The UAE's long-awaited commercial companies law should be passed soon or it risks becoming outdated, a government lawyer who helped to draft much of the legislation has warned.
Commercial companies law needed soon, says UAE official
The long-awaited commercial companies law should be passed soon or it risks becoming outdated, a government lawyer who helped to draft much of the legislation has warned.
Lubna Qassim, the director of the economic legislations department at the Ministry of Economy, said the law was also required to help to improve the business and investment climate.
"I would not want 2013 to pass by without this law being issued," she said.
"It must, because we are living in a complex economic landscape and corporate governance rules are evolving and things put in four or five years ago may need to be updated if it's not issued."
Considered one of the key cornerstones in reforming the economy, the companies law will set out a framework for how businesses should be run; ranging from how shares can be allocated to accounting standards.
However, the part of the law most eagerly anticipated by foreign businesses is a provision allowing the Cabinet to issue a separate resolution specifying the types of businesses that could be majority-owned by foreigners.
Currently, at least 51 per cent of a business has to be owned by an Emirati national if it is located outside a free zone.
But the law has remained in the planning stage for some time.
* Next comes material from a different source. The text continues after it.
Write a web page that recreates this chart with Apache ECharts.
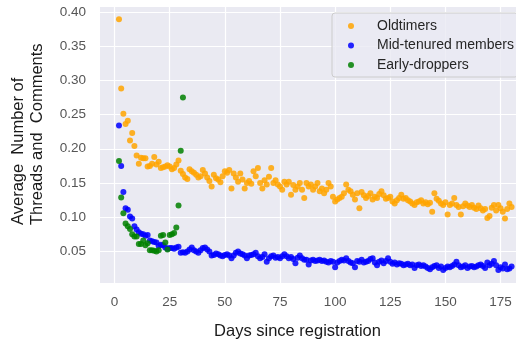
<!DOCTYPE html>
<html>
<head>
<meta charset="utf-8">
<script src="https://cdn.jsdelivr.net/npm/echarts@6/dist/echarts.min.js"></script>
<style>
  html, body { margin: 0; padding: 0; background: #fff; }
  #chart { width: 516px; height: 345px; }
</style>
</head>
<body>
<div id="chart"></div>
<script>
// daily averages, first value belongs to the start day
const oldStart = 2;
const oldtimers = [
  0.389, 0.288, 0.251, 0.236, 0.241, 0.212, 0.223, 0.204, 0.190, 0.178,
  0.187, 0.186, 0.186, 0.174, 0.175, 0.178, 0.188, 0.177, 0.181, 0.172,
  0.173, 0.174, 0.176, 0.174, 0.170, 0.172, 0.177, 0.183, 0.168, 0.163,
  0.158, 0.156, 0.170, 0.167, 0.165, 0.162, 0.158, 0.160, 0.169, 0.164,
  0.158, 0.153, 0.145, 0.162, 0.157, 0.155, 0.151, 0.160, 0.167, 0.165,
  0.169, 0.142, 0.164, 0.158, 0.152, 0.164, 0.155, 0.142, 0.150, 0.153,
  0.149, 0.167, 0.160, 0.172, 0.150, 0.142, 0.154, 0.148, 0.159, 0.172,
  0.150, 0.154, 0.148, 0.145, 0.140, 0.152, 0.148, 0.152, 0.133, 0.147,
  0.140, 0.145, 0.150, 0.140, 0.128, 0.150, 0.145, 0.148, 0.140, 0.145,
  0.150, 0.138, 0.142, 0.135, 0.140, 0.150, 0.145, 0.130, 0.123, 0.126,
  0.128, 0.130, 0.135, 0.148, 0.140, 0.138, 0.133, 0.126, 0.135, 0.113,
  0.137, 0.132, 0.128, 0.131, 0.135, 0.126, 0.130, 0.128, 0.134, 0.138,
  0.132, 0.127, 0.128, 0.130, 0.123, 0.120, 0.125, 0.128, 0.133, 0.127,
  0.128, 0.125, 0.123, 0.120, 0.118, 0.122, 0.123, 0.125, 0.120, 0.122,
  0.119, 0.121, 0.108, 0.135, 0.127, 0.124, 0.120, 0.118, 0.122, 0.104,
  0.118, 0.120, 0.128, 0.118, 0.115, 0.104, 0.116, 0.120, 0.117, 0.115,
  0.118, 0.114, 0.112, 0.117, 0.113, 0.110, 0.112, 0.099, 0.102, 0.114,
  0.118, 0.110, 0.118, 0.113, 0.108, 0.098, 0.112, 0.120, 0.115
];

const midStart = 2;
const midTenured = [
  0.234, 0.175, 0.137, 0.113, 0.111, 0.101, 0.098, 0.087, 0.082, 0.078,
  0.076, 0.075, 0.073, 0.074, 0.066, 0.065, 0.064, 0.063, 0.058, 0.060,
  0.059, 0.056, 0.054, 0.055, 0.055, 0.054, 0.056, 0.057, 0.048, 0.049,
  0.048, 0.050, 0.053, 0.056, 0.052, 0.050, 0.048, 0.052, 0.055, 0.056,
  0.053, 0.050, 0.044, 0.045, 0.047, 0.046, 0.044, 0.043, 0.045, 0.046,
  0.044, 0.040, 0.044, 0.048, 0.050, 0.047, 0.046, 0.044, 0.040, 0.044,
  0.045, 0.046, 0.048, 0.043, 0.040, 0.042, 0.046, 0.035, 0.040, 0.043,
  0.044, 0.041, 0.042, 0.040, 0.043, 0.046, 0.043, 0.040, 0.042, 0.039,
  0.033, 0.041, 0.044, 0.040, 0.038, 0.038, 0.031, 0.037, 0.038, 0.036,
  0.037, 0.038, 0.036, 0.037, 0.035, 0.034, 0.036, 0.035, 0.027, 0.034,
  0.036, 0.038, 0.037, 0.040, 0.036, 0.034, 0.033, 0.027, 0.036, 0.035,
  0.038, 0.034, 0.035, 0.036, 0.039, 0.040, 0.034, 0.030, 0.035, 0.037,
  0.033, 0.036, 0.040, 0.035, 0.032, 0.034, 0.031, 0.033, 0.032, 0.030,
  0.031, 0.032, 0.030, 0.031, 0.026, 0.030, 0.031, 0.029, 0.030, 0.028,
  0.026, 0.024, 0.027, 0.029, 0.030, 0.026, 0.028, 0.023, 0.026, 0.028,
  0.027, 0.029, 0.031, 0.035, 0.030, 0.027, 0.028, 0.030, 0.026, 0.028,
  0.029, 0.027, 0.028, 0.030, 0.031, 0.029, 0.026, 0.034, 0.030, 0.032,
  0.036, 0.030, 0.023, 0.027, 0.025, 0.031, 0.024, 0.025, 0.028
];

const earlyStart = 2;
const earlyDroppers = [
  0.182, 0.129, 0.106, 0.091, 0.087, 0.083, 0.075, 0.072, 0.072, 0.061,
  0.061, 0.066, 0.059, 0.062, 0.052, 0.052, 0.051, 0.050, 0.052, 0.073,
  0.074, 0.063, 0.053, 0.074, 0.075, 0.077, 0.085, 0.117, 0.197, 0.275
];

const xTicks = [0, 25, 50, 75, 100, 125, 150, 175];
const yTicks = [0.05, 0.10, 0.15, 0.20, 0.25, 0.30, 0.35, 0.40];
const seriesNames = ['Oldtimers', 'Mid-tenured members', 'Early-droppers'];
const seriesColors = ['#FFA500', '#0000FF', '#008000'];

function toPoints(start, values) {
  return values.map((v, i) => [start + i, v]);
}

const font = '"Liberation Sans", Arial, sans-serif';
const chart = echarts.init(document.getElementById('chart'));

chart.setOption({
  animation: false,
  textStyle: { fontFamily: font },
  grid: {
    left: 100, right: 0, top: 7, bottom: 62,
    show: true, backgroundColor: '#EAEAF2', borderWidth: 0
  },
  legend: {
    data: seriesNames,
    orient: 'vertical',
    left: 332, top: 13,
    padding: [5, 4, 4, 16],
    itemWidth: 6, itemHeight: 6, itemGap: 3.5,
    icon: 'circle',
    backgroundColor: 'rgba(234,234,242,0.8)',
    borderColor: '#cccccc', borderWidth: 1, borderRadius: 3,
    textStyle: {
      fontFamily: font, fontSize: 14, color: '#262626',
      lineHeight: 16, padding: [0, 0, 0, 18]
    }
  },
  xAxis: {
    type: 'value',
    min: -6.6, max: 182,
    axisLine: { show: false },
    axisTick: { show: false, customValues: xTicks },
    axisLabel: {
      customValues: xTicks, margin: 12,
      fontSize: 13.5, color: '#555', fontFamily: font
    },
    splitLine: { show: true, lineStyle: { color: '#ffffff', width: 1.2 } }
  },
  yAxis: {
    type: 'value',
    min: 0.004, max: 0.407,
    axisLine: { show: false },
    axisTick: { show: false, customValues: yTicks },
    axisLabel: {
      customValues: yTicks, margin: 14,
      fontSize: 13.5, color: '#555', fontFamily: font,
      formatter: v => v.toFixed(2)
    },
    splitLine: { show: true, lineStyle: { color: '#ffffff', width: 1.2 } }
  },
  graphic: [
    {
      type: 'text', x: 18, y: 225, rotation: Math.PI / 2,
      style: { text: 'Average  Number of', fontSize: 16.5, fontFamily: font,
        fill: '#1a1a1a', align: 'left', verticalAlign: 'middle' }
    },
    {
      type: 'text', x: 37.5, y: 225, rotation: Math.PI / 2,
      style: { text: 'Threads and  Comments', fontSize: 16.5, fontFamily: font,
        fill: '#1a1a1a', align: 'left', verticalAlign: 'middle' }
    },
    {
      type: 'text', x: 297.5, y: 331,
      style: { text: 'Days since registration', fontSize: 16.5, fontFamily: font,
        fill: '#1a1a1a', align: 'center', verticalAlign: 'middle' }
    }
  ],
  series: [
    { name: seriesNames[0], data: toPoints(oldStart, oldtimers) },
    { name: seriesNames[1], data: toPoints(midStart, midTenured) },
    { name: seriesNames[2], data: toPoints(earlyStart, earlyDroppers) }
  ].map((s, i) => Object.assign(s, {
    type: 'scatter',
    symbolSize: 6,
    itemStyle: { color: seriesColors[i], opacity: 0.85 }
  }))
});
</script>
</body>
</html>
The existing draft dates from 2006.
A statement from the Emirates news agency (Wam) on Saturday said the law was being discussed by the Committee on Financial Affairs at the Federal National Council. The FNC has been discussing the draft since January.
"It's probably one of the largest and heaviest draft laws the UAE has come up with," said Ms Qassim.
Spanning 12 chapters and 383 articles, the draft has been based on international corporate best practices in areas such as directors' duties, accounting and compliance.
But one of the challenges is that the international rule book is already being updated as western policymakers change business regulations in the wake of the global financial crisis.
Ms Qassim has worked on a number of planned economic laws yet to see the light of day. A bankruptcy law and legislation to help small and medium enterprises are still to be approved
But she considers the companies law one of the most significant. "It's very important for the entire business community and I hope businesses will be able to enjoy the fruits of it soon."
Officials hope the legislation will help to entice foreign investment and give the country a boost in its hopes of getting its stock markets upgraded to emerging market status by MSCI, the index compiler.
It is perhaps the foreign ownership component of the law that is attracting most attention.
"It is one of the areas people are thinking about," said Chris Lister, corporate counsel at Latham & Watkins, the law firm. "We always deal with foreign entities that are looking at doing business here and one of the downsides is the 49 per cent foreign ownership limit."
Dating from 1984, the current companies law is considered inadequate for overseeing the country's now vibrant business climate.